WHAT YOU NEED TO DO - Drop the pictures, then extract the listing word for word.

DATA EXCERPT -
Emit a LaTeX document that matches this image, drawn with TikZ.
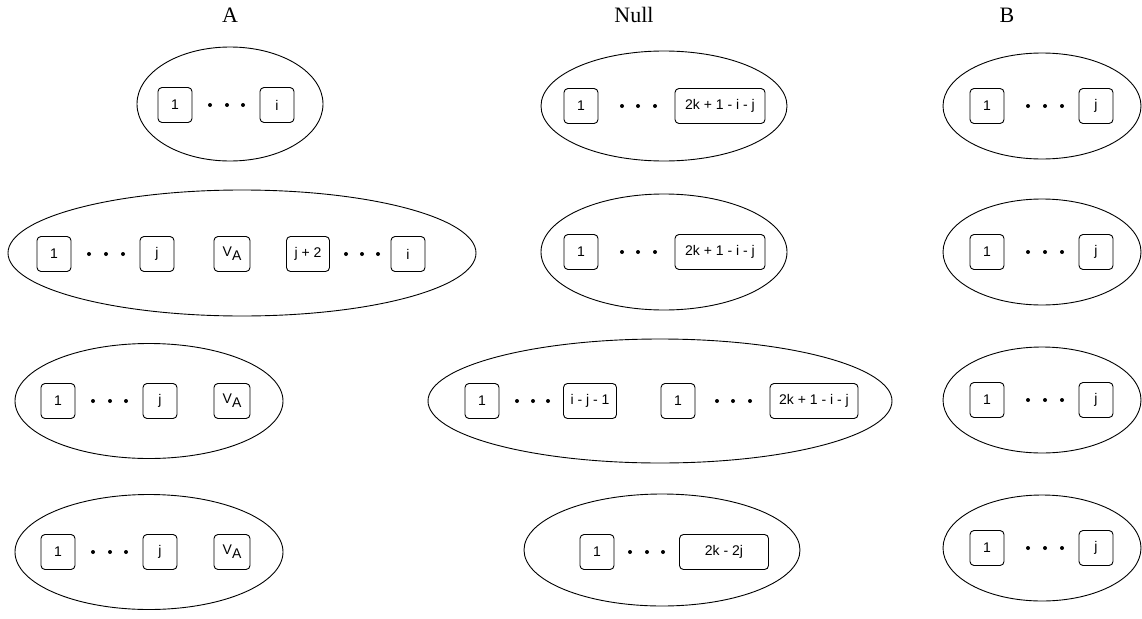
\documentclass[tikz,border=0pt]{standalone}
\usepackage{fontspec}
\setmainfont{Liberation Serif}
\newfontfamily\boxfont{Liberation Sans}
\usetikzlibrary{shapes.geometric}

\newcommand{\va}{V\raisebox{-0.3em}{A}}

\begin{document}
\begin{tikzpicture}[x=1pt,y=-1pt,
	heading/.style={font=\fontsize{22}{26}\selectfont},
	group/.style={draw,ellipse,line width=0.9pt,inner sep=0pt},
	vbox/.style={draw,rounded corners=4pt,line width=0.9pt,minimum width=34pt,minimum height=35pt,inner sep=0pt,font=\boxfont\fontsize{14}{16}\selectfont}]
	\useasboundingbox (0,0) rectangle (1142,618);

	% column titles
	\node[heading] (tA) at (230,15) {A};
	\node[heading] (tN) at (634,15) {Null};
	\node[heading] (tB) at (1007,15) {B};

	% column A
	\node[group,minimum width=186pt,minimum height=114pt] (A1) at (230,104) {};
	\node[vbox] (A1a) at (175,105) {1};
	\node[vbox] (A1b) at (277,105) {i};
	\foreach \x in {210,227,243} \fill (\x,105) circle (2pt);

	\node[group,minimum width=468pt,minimum height=126pt] (A2) at (242,253) {};
	\node[vbox] (A2a) at (54,254) {1};
	\node[vbox] (A2b) at (157,254) {j};
	\node[vbox,minimum width=36pt] (A2c) at (232,254) {\va};
	\node[vbox,minimum width=43pt] (A2d) at (308,254) {j + 2};
	\node[vbox] (A2e) at (408,254) {i};
	\foreach \x in {89,106,123,346,362,378} \fill (\x,254) circle (2pt);

	\foreach \n/\y in {3/401,4/552} {
		\node[group,minimum width=268pt,minimum height=115pt] (A\n) at (149,\y) {};
		\node[vbox] (A\n a) at (58,\y) {1};
		\node[vbox] (A\n b) at (160,\y) {j};
		\node[vbox,minimum width=36pt] (A\n c) at (232,\y) {\va};
		\foreach \x in {93,110,126} \fill (\x,\y) circle (2pt);
	}

	% column Null
	\foreach \n/\y/\h in {1/106/110,2/252/116} {
		\node[group,minimum width=246pt,minimum height=\h pt] (N\n) at (664,\y) {};
		\node[vbox] (N\n a) at (581,\y) {1};
		\node[vbox,minimum width=90pt] (N\n b) at (720,\y) {2k + 1 - i - j};
		\foreach \x in {622,638,655} \fill (\x,\y) circle (2pt);
	}

	\node[group,minimum width=464pt,minimum height=124pt] (N3) at (660,401) {};
	\node[vbox] (N3a) at (482,401) {1};
	\node[vbox,minimum width=53pt] (N3b) at (590,401) {i - j - 1};
	\node[vbox] (N3c) at (678,401) {1};
	\node[vbox,minimum width=88pt] (N3d) at (814,401) {2k + 1 - i - j};
	\foreach \x in {517,533,548,717,733,750} \fill (\x,401) circle (2pt);

	\node[group,minimum width=276pt,minimum height=112pt] (N4) at (662,550) {};
	\node[vbox] (N4a) at (597,552) {1};
	\node[vbox,minimum width=89pt] (N4b) at (724,552) {2k - 2j};
	\foreach \x in {630,647,663} \fill (\x,552) circle (2pt);

	% column B
	\foreach \n/\y in {1/106,2/252,3/400,4/548} {
		\node[group,minimum width=198pt,minimum height=106pt] (B\n) at (1042,\y) {};
		\node[vbox] (B\n a) at (987,\y) {1};
		\node[vbox] (B\n b) at (1096,\y) {j};
		\foreach \x in {1028,1045,1062} \fill (\x,\y) circle (2pt);
	}
\end{tikzpicture}
\end{document}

REPLY -
Emit a LaTeX document that matches this image, drawn with TikZ.
\documentclass[tikz,border=0pt]{standalone}
\usepackage{fontspec}
\setmainfont{Liberation Serif}
\newfontfamily\boxfont{Liberation Sans}
\usetikzlibrary{shapes.geometric}

\newcommand{\va}{V\raisebox{-0.3em}{A}}

\begin{document}
\begin{tikzpicture}[x=1pt,y=-1pt,
	heading/.style={font=\fontsize{22}{26}\selectfont},
	group/.style={draw,ellipse,line width=0.9pt,inner sep=0pt},
	vbox/.style={draw,rounded corners=4pt,line width=0.9pt,minimum width=34pt,minimum height=35pt,inner sep=0pt,font=\boxfont\fontsize{14}{16}\selectfont}]
	\useasboundingbox (0,0) rectangle (1142,618);

	% column titles
	\node[heading] (tA) at (230,15) {A};
	\node[heading] (tN) at (634,15) {Null};
	\node[heading] (tB) at (1007,15) {B};

	% column A
	\node[group,minimum width=186pt,minimum height=114pt] (A1) at (230,104) {};
	\node[vbox] (A1a) at (175,105) {1};
	\node[vbox] (A1b) at (277,105) {i};
	\foreach \x in {210,227,243} \fill (\x,105) circle (2pt);

	\node[group,minimum width=468pt,minimum height=126pt] (A2) at (242,253) {};
	\node[vbox] (A2a) at (54,254) {1};
	\node[vbox] (A2b) at (157,254) {j};
	\node[vbox,minimum width=36pt] (A2c) at (232,254) {\va};
	\node[vbox,minimum width=43pt] (A2d) at (308,254) {j + 2};
	\node[vbox] (A2e) at (408,254) {i};
	\foreach \x in {89,106,123,346,362,378} \fill (\x,254) circle (2pt);

	\foreach \n/\y in {3/401,4/552} {
		\node[group,minimum width=268pt,minimum height=115pt] (A\n) at (149,\y) {};
		\node[vbox] (A\n a) at (58,\y) {1};
		\node[vbox] (A\n b) at (160,\y) {j};
		\node[vbox,minimum width=36pt] (A\n c) at (232,\y) {\va};
		\foreach \x in {93,110,126} \fill (\x,\y) circle (2pt);
	}

	% column Null
	\foreach \n/\y/\h in {1/106/110,2/252/116} {
		\node[group,minimum width=246pt,minimum height=\h pt] (N\n) at (664,\y) {};
		\node[vbox] (N\n a) at (581,\y) {1};
		\node[vbox,minimum width=90pt] (N\n b) at (720,\y) {2k + 1 - i - j};
		\foreach \x in {622,638,655} \fill (\x,\y) circle (2pt);
	}

	\node[group,minimum width=464pt,minimum height=124pt] (N3) at (660,401) {};
	\node[vbox] (N3a) at (482,401) {1};
	\node[vbox,minimum width=53pt] (N3b) at (590,401) {i - j - 1};
	\node[vbox] (N3c) at (678,401) {1};
	\node[vbox,minimum width=88pt] (N3d) at (814,401) {2k + 1 - i - j};
	\foreach \x in {517,533,548,717,733,750} \fill (\x,401) circle (2pt);

	\node[group,minimum width=276pt,minimum height=112pt] (N4) at (662,550) {};
	\node[vbox] (N4a) at (597,552) {1};
	\node[vbox,minimum width=89pt] (N4b) at (724,552) {2k - 2j};
	\foreach \x in {630,647,663} \fill (\x,552) circle (2pt);

	% column B
	\foreach \n/\y in {1/106,2/252,3/400,4/548} {
		\node[group,minimum width=198pt,minimum height=106pt] (B\n) at (1042,\y) {};
		\node[vbox] (B\n a) at (987,\y) {1};
		\node[vbox] (B\n b) at (1096,\y) {j};
		\foreach \x in {1028,1045,1062} \fill (\x,\y) circle (2pt);
	}
\end{tikzpicture}
\end{document}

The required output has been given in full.